**Aim**
List each line of the data that holds the string "this", please.

- - - - - - -

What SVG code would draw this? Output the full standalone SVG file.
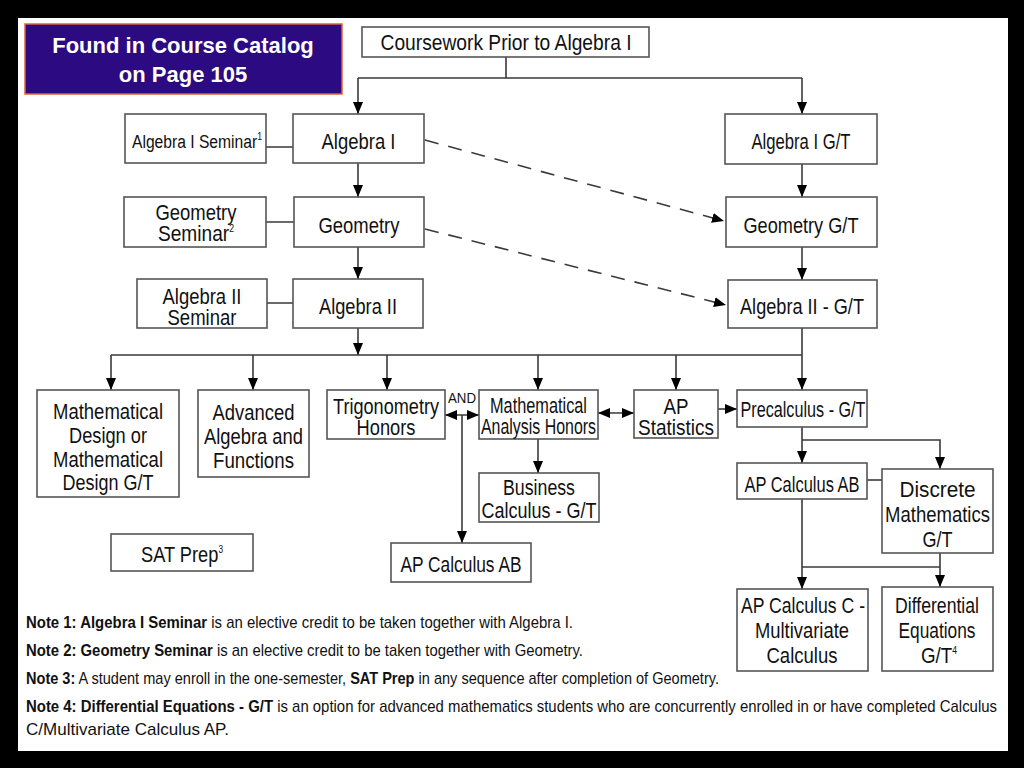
<svg xmlns="http://www.w3.org/2000/svg" width="1024" height="768" viewBox="0 0 1024 768">
<defs>
<style>
.box{fill:#fff;stroke:#555;stroke-width:1.6}
.t{font-family:"Liberation Sans",Arial,Helvetica,sans-serif;font-size:22px;fill:#111;text-anchor:middle}
.s{font-size:18px}
.sup{font-size:10px}
.n{font-family:"Liberation Sans",Arial,Helvetica,sans-serif;font-size:17px;fill:#111}
.b{font-weight:bold}
.c{fill:none;stroke:#3a3a3a;stroke-width:1.6}
.a{marker-end:url(#ah)}
.d{marker-start:url(#ah);marker-end:url(#ah)}
.dash{stroke-dasharray:14 10}
</style>
<marker id="ah" viewBox="0 0 12 10" refX="12" refY="5" markerWidth="12" markerHeight="10" markerUnits="userSpaceOnUse" orient="auto-start-reverse">
<path d="M0,0 L12,5 L0,10 Z" fill="#000"/>
</marker>
</defs>
<rect x="0" y="0" width="1024" height="768" fill="#000"/>
<rect x="18" y="18" width="990" height="733" fill="#fff"/>

<g id="catalog">
<rect x="25" y="24" width="317" height="70" fill="#2c0a82" stroke="#e0603c" stroke-width="1.5"/>
<text x="183" y="53" font-family="Liberation Sans,Arial,sans-serif" font-size="22" font-weight="bold" fill="#fff" text-anchor="middle">Found in Course Catalog</text>
<text x="183" y="82" font-family="Liberation Sans,Arial,sans-serif" font-size="22" font-weight="bold" fill="#fff" text-anchor="middle">on Page 105</text>
</g>

<g id="connectors">
<path class="c" d="M506 57 V78 M358 78 H802"/>
<path class="c a" d="M358 78 V114"/>
<path class="c a" d="M802 78 V114"/>
<path class="c" d="M266 147 H293 M266 222 H294 M267 303 H293"/>
<path class="c a" d="M358 163 V197"/>
<path class="c a" d="M358 247 V279"/>
<path class="c a" d="M358 328 V355"/>
<path class="c a" d="M802 164 V197"/>
<path class="c a" d="M802 247 V280"/>
<path class="c" d="M802 328 V355 M111 355 H802"/>
<path class="c a" d="M111 355 V390"/>
<path class="c a" d="M253 355 V390"/>
<path class="c a" d="M387 355 V390"/>
<path class="c a" d="M538 355 V390"/>
<path class="c a" d="M676 355 V390"/>
<path class="c a" d="M802 355 V390"/>
<path class="c a dash" d="M425 140 L724 221"/>
<path class="c a dash" d="M425 229 L726 305"/>
<path class="c d" d="M445 415 H479"/>
<path class="c a" d="M462 415 V543"/>
<path class="c d" d="M598 413 H634"/>
<path class="c a" d="M718 409 H737"/>
<path class="c a" d="M538 439 V473"/>
<path class="c a" d="M802 427 V463"/>
<path class="c a" d="M802 440 H940 V469"/>
<path class="c" d="M867 480 H882"/>
<path class="c a" d="M802 499 V589"/>
<path class="c" d="M802 567 H940"/>
<path class="c a" d="M940 553 V587"/>
</g>

<g id="coursework">
<rect class="box" x="362" y="27" width="287" height="30"/>
<text class="t" x="506" y="50" textLength="251" lengthAdjust="spacingAndGlyphs">Coursework Prior to Algebra I</text>
</g>
<g id="alg1sem">
<rect class="box" x="125" y="114" width="141" height="49"/>
<text class="t s" x="197" y="148" textLength="130" lengthAdjust="spacingAndGlyphs">Algebra I Seminar<tspan class="sup" dy="-8">1</tspan></text>
</g>
<g id="alg1">
<rect class="box" x="293" y="114" width="131" height="49"/>
<text class="t" x="358.5" y="149" textLength="74" lengthAdjust="spacingAndGlyphs">Algebra I</text>
</g>
<g id="alg1gt">
<rect class="box" x="725" y="114" width="152" height="50"/>
<text class="t" x="801" y="149" textLength="99" lengthAdjust="spacingAndGlyphs">Algebra I G/T</text>
</g>
<g id="geomsem">
<rect class="box" x="124" y="197" width="142" height="50"/>
<text class="t" x="196" y="220" textLength="81" lengthAdjust="spacingAndGlyphs">Geometry</text>
<text class="t" x="196" y="241" textLength="76" lengthAdjust="spacingAndGlyphs">Seminar<tspan class="sup" dy="-9">2</tspan></text>
</g>
<g id="geom">
<rect class="box" x="294" y="197" width="130" height="50"/>
<text class="t" x="359" y="233" textLength="81" lengthAdjust="spacingAndGlyphs">Geometry</text>
</g>
<g id="geomgt">
<rect class="box" x="726" y="197" width="151" height="50"/>
<text class="t" x="801" y="233" textLength="115" lengthAdjust="spacingAndGlyphs">Geometry G/T</text>
</g>
<g id="alg2sem">
<rect class="box" x="137" y="279" width="130" height="49"/>
<text class="t" x="202" y="304" textLength="79" lengthAdjust="spacingAndGlyphs">Algebra II</text>
<text class="t" x="202" y="325" textLength="69" lengthAdjust="spacingAndGlyphs">Seminar</text>
</g>
<g id="alg2">
<rect class="box" x="293" y="279" width="130" height="49"/>
<text class="t" x="358" y="314" textLength="78" lengthAdjust="spacingAndGlyphs">Algebra II</text>
</g>
<g id="alg2gt">
<rect class="box" x="728" y="280" width="149" height="48"/>
<text class="t" x="802" y="314" textLength="124" lengthAdjust="spacingAndGlyphs">Algebra II - G/T</text>
</g>
<g id="mathdesign">
<rect class="box" x="37" y="390" width="142" height="107"/>
<text class="t" x="108" y="419" textLength="110" lengthAdjust="spacingAndGlyphs">Mathematical</text>
<text class="t" x="108" y="443" textLength="78" lengthAdjust="spacingAndGlyphs">Design or</text>
<text class="t" x="108" y="467" textLength="110" lengthAdjust="spacingAndGlyphs">Mathematical</text>
<text class="t" x="108" y="490" textLength="91" lengthAdjust="spacingAndGlyphs">Design G/T</text>
</g>
<g id="advalg">
<rect class="box" x="198" y="390" width="111" height="87"/>
<text class="t" x="253.5" y="420" textLength="82" lengthAdjust="spacingAndGlyphs">Advanced</text>
<text class="t" x="253.5" y="444" textLength="99" lengthAdjust="spacingAndGlyphs">Algebra and</text>
<text class="t" x="253.5" y="468" textLength="81" lengthAdjust="spacingAndGlyphs">Functions</text>
</g>
<g id="trig">
<rect class="box" x="327" y="390" width="118" height="49"/>
<text class="t" x="386" y="414" textLength="106" lengthAdjust="spacingAndGlyphs">Trigonometry</text>
<text class="t" x="386" y="435" textLength="59" lengthAdjust="spacingAndGlyphs">Honors</text>
</g>
<g id="and">
<text class="t" x="462" y="403" style="font-size:14px" textLength="28" lengthAdjust="spacingAndGlyphs">AND</text>
</g>
<g id="mathanalysis">
<rect class="box" x="479" y="390" width="119" height="49"/>
<text class="t" x="538.5" y="413" textLength="97" lengthAdjust="spacingAndGlyphs">Mathematical</text>
<text class="t" x="538.5" y="434" textLength="115" lengthAdjust="spacingAndGlyphs">Analysis Honors</text>
</g>
<g id="apstats">
<rect class="box" x="634" y="390" width="84" height="48"/>
<text class="t" x="676" y="414" textLength="25" lengthAdjust="spacingAndGlyphs">AP</text>
<text class="t" x="676" y="435" textLength="76" lengthAdjust="spacingAndGlyphs">Statistics</text>
</g>
<g id="precalc">
<rect class="box" x="737" y="390" width="130" height="37"/>
<text class="t" x="803" y="417" textLength="125" lengthAdjust="spacingAndGlyphs">Precalculus - G/T</text>
</g>
<g id="business">
<rect class="box" x="479" y="473" width="120" height="49"/>
<text class="t" x="539" y="495" textLength="72" lengthAdjust="spacingAndGlyphs">Business</text>
<text class="t" x="539" y="518" textLength="115" lengthAdjust="spacingAndGlyphs">Calculus - G/T</text>
</g>
<g id="apcalcab1">
<rect class="box" x="391" y="543" width="140" height="39"/>
<text class="t" x="461" y="572" textLength="121" lengthAdjust="spacingAndGlyphs">AP Calculus AB</text>
</g>
<g id="satprep">
<rect class="box" x="111" y="534" width="142" height="37"/>
<text class="t" x="182" y="562" textLength="82" lengthAdjust="spacingAndGlyphs">SAT Prep<tspan class="sup" dy="-9">3</tspan></text>
</g>
<g id="apcalcab2">
<rect class="box" x="737" y="463" width="130" height="36"/>
<text class="t" x="802" y="492" textLength="115" lengthAdjust="spacingAndGlyphs">AP Calculus AB</text>
</g>
<g id="discrete">
<rect class="box" x="882" y="469" width="111" height="84"/>
<text class="t" x="937.5" y="497" textLength="76" lengthAdjust="spacingAndGlyphs">Discrete</text>
<text class="t" x="937.5" y="522" textLength="105" lengthAdjust="spacingAndGlyphs">Mathematics</text>
<text class="t" x="937.5" y="547" textLength="30" lengthAdjust="spacingAndGlyphs">G/T</text>
</g>
<g id="apcalcc">
<rect class="box" x="737" y="589" width="131" height="82"/>
<text class="t" x="803" y="613" textLength="124" lengthAdjust="spacingAndGlyphs">AP Calculus C -</text>
<text class="t" x="802" y="638" textLength="94" lengthAdjust="spacingAndGlyphs">Multivariate</text>
<text class="t" x="802" y="663" textLength="71" lengthAdjust="spacingAndGlyphs">Calculus</text>
</g>
<g id="diffeq">
<rect class="box" x="882" y="587" width="111" height="84"/>
<text class="t" x="937" y="613" textLength="84" lengthAdjust="spacingAndGlyphs">Differential</text>
<text class="t" x="937" y="638" textLength="77" lengthAdjust="spacingAndGlyphs">Equations</text>
<text class="t" x="939" y="663" textLength="36" lengthAdjust="spacingAndGlyphs">G/T<tspan class="sup" dy="-9">4</tspan></text>
</g>

<g id="notes">
<text class="n" x="26" y="628" textLength="547" lengthAdjust="spacingAndGlyphs"><tspan class="b">Note 1: Algebra I Seminar</tspan> is an elective credit to be taken together with Algebra I.</text>
<text class="n" x="26" y="656" textLength="557" lengthAdjust="spacingAndGlyphs"><tspan class="b">Note 2: Geometry Seminar</tspan> is an elective credit to be taken together with Geometry.</text>
<text class="n" x="26" y="684" textLength="693" lengthAdjust="spacingAndGlyphs"><tspan class="b">Note 3:</tspan> A student may enroll in the one-semester, <tspan class="b">SAT Prep</tspan> in any sequence after completion of Geometry.</text>
<text class="n" x="26" y="712" textLength="971" lengthAdjust="spacingAndGlyphs"><tspan class="b">Note 4: Differential Equations - G/T</tspan> is an option for advanced mathematics students who are concurrently enrolled in or have completed Calculus</text>
<text class="n" x="26" y="735" textLength="203" lengthAdjust="spacingAndGlyphs">C/Multivariate Calculus AP.</text>
</g>
</svg>
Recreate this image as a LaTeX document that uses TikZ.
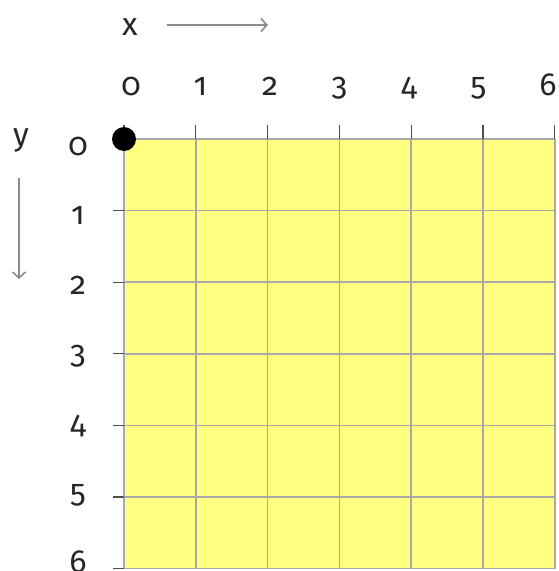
\documentclass[tikz,border=0pt]{standalone}
\usepackage{fontspec}
\setmainfont{Fira Sans}[Numbers=OldStyle]
\usetikzlibrary{arrows.meta}
\definecolor{paper}  {HTML}{FFFF80}
\definecolor{rule}   {HTML}{A8A8A8}
\definecolor{tickink}{HTML}{4D4D4D}
\definecolor{pointer}{HTML}{8C8C8C}
\tikzset{
  every node/.style={font=\fontsize{32}{34}\selectfont, inner sep=0pt, text=black!85},
  % --- nodes
  num/.style    = {anchor=base},
  origin/.style = {circle, fill=black, minimum size=24pt, inner sep=0pt},
  % --- lines
  gridline/.style = {draw=rule, line width=1.6pt},
  tickmark/.style = {draw=tickink, line width=1.3pt},
  dir/.style      = {-{Straight Barb[length=6pt,width=13pt]}, draw=pointer, line width=1.6pt},
}
\begin{document}
\begin{tikzpicture}[x=1pt,y=-1pt]
  \useasboundingbox (0,0) rectangle (558,571);
  % sheet and grid
  \fill[paper] (124,139) rectangle (554.8,568.6);
  \foreach \i in {0,...,6}{
    \draw[gridline] ({124+\i*71.8},139) -- ({124+\i*71.8},568.6);
    \draw[gridline] (124,{139+\i*71.6}) -- (554.8,{139+\i*71.6});
    \draw[tickmark] ({124+\i*71.8},125) -- ({124+\i*71.8},139);
    \draw[tickmark] (113,{139+\i*71.6}) -- (124,{139+\i*71.6});
  }
  % axis numbers
  \foreach \i in {0,...,6}{
    \node[num] (col\i) at ({131+\i*69.5},95) {\i};
    \node[num] (row\i) at (78,{155+\i*69.5}) {\i};
  }
  % directions
  \node[num] (xname) at (130,35) {x};
  \node[num] (yname) at (21,145) {y};
  \coordinate (xfrom) at (167,25);
  \coordinate (xto)   at (268,25);
  \coordinate (yfrom) at (19,178);
  \coordinate (yto)   at (19,279);
  \draw[dir] (xfrom) -- (xto);
  \draw[dir] (yfrom) -- (yto);
  \node[origin] (origin) at (124,139) {};
\end{tikzpicture}
\end{document}
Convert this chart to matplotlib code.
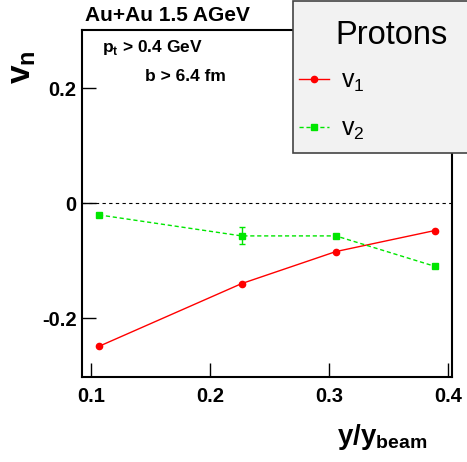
import matplotlib.pyplot as plt
from matplotlib.patches import Rectangle

plt.rcParams['font.family'] = ['Liberation Sans', 'DejaVu Sans']
plt.rcParams['mathtext.fontset'] = 'custom'
plt.rcParams['mathtext.rm'] = 'Liberation Sans'
plt.rcParams['mathtext.bf'] = 'Liberation Sans:bold'

# proton flow vs normalized rapidity
y_v1 = [0.1067, 0.2266, 0.3059, 0.389]
v1 = [-0.2487, -0.1397, -0.084, -0.0475]

y_v2 = [0.1067, 0.2266, 0.3059, 0.389]
v2 = [-0.0203, -0.0568, -0.0568, -0.1096]
v2_err = [0.0, 0.0148, 0.0, 0.0]

xticks = [0.1, 0.2, 0.3, 0.4]
yticks = [-0.2, 0, 0.2]
yticklabels = ["-0.2", "0", "0.2"]

fig = plt.figure(figsize=(4.67, 4.62), dpi=100)
ax = fig.add_axes([0.1756, 0.184, 0.792, 0.751])

ax.axhline(0, color="black", lw=0.8, ls=(0, (3, 3)))
ax.plot(y_v1, v1, "o-", color="red", ms=4.5, lw=1.0, label=r"v$_1$")
ax.errorbar(y_v2, v2, yerr=v2_err, fmt="none", ecolor="#00e600",
            capsize=2, elinewidth=1.0)
ax.plot(y_v2, v2, "s--", color="#00e600", ms=4.5, lw=1.0, dashes=(3, 2),
        label=r"v$_2$")

ax.set_xlim(0.0924, 0.4034)
ax.set_ylim(-0.302, 0.301)
ax.set_xticks(xticks)
ax.set_xticklabels([str(t) for t in xticks])
ax.set_yticks(yticks)
ax.set_yticklabels(yticklabels)
ax.tick_params(direction="in", length=10, width=1, labelsize=14.5)
ax.tick_params(axis="y", pad=4)
ax.tick_params(axis="x", pad=7)
for lab in ax.get_xticklabels() + ax.get_yticklabels():
    lab.set_fontweight("bold")
for s in ax.spines.values():
    s.set_linewidth(1.5)

fig.text(0.182, 0.967, "Au+Au 1.5 AGeV", fontsize=15, fontweight="bold", va="center")
fig.text(0.218, 0.898, r"p$_{\mathbf{t}}$ > 0.4 GeV", fontsize=12.5,
         fontweight="bold", va="center")
fig.text(0.31, 0.835, "b > 6.4 fm", fontsize=12.5, fontweight="bold", va="center")

fig.text(0.048, 0.855, r"$\mathbf{v_n}$", fontsize=24, rotation=90, ha="center", va="center")
fig.text(0.915, 0.054, r"$\mathbf{y/y_{beam}}$", fontsize=20, ha="right", va="center")

# legend box, partly outside the figure like the original
ax.add_patch(Rectangle((0.627, 0.669), 0.45, 0.329, transform=fig.transFigure,
                       facecolor="#f2f2f2", edgecolor="#444444", lw=1.2,
                       clip_on=False, zorder=4))
fig.text(0.839, 0.924, "Protons", fontsize=23.5, ha="center", va="center", zorder=7)
leg = ax.legend(loc="upper left", bbox_to_anchor=(0.64, 0.852),
                bbox_transform=fig.transFigure, frameon=False,
                fontsize=18, handlelength=1.2, handletextpad=0.5,
                labelspacing=0.92, borderpad=0, borderaxespad=0)
leg.set_zorder(6)

fig.savefig("out.png", dpi=100)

- - - - - - -

**Correct output**
What SVG code would draw this? Output the full standalone SVG file.
Recreate this image as a LaTeX document that uses TikZ.
Convert this chart to matplotlib code.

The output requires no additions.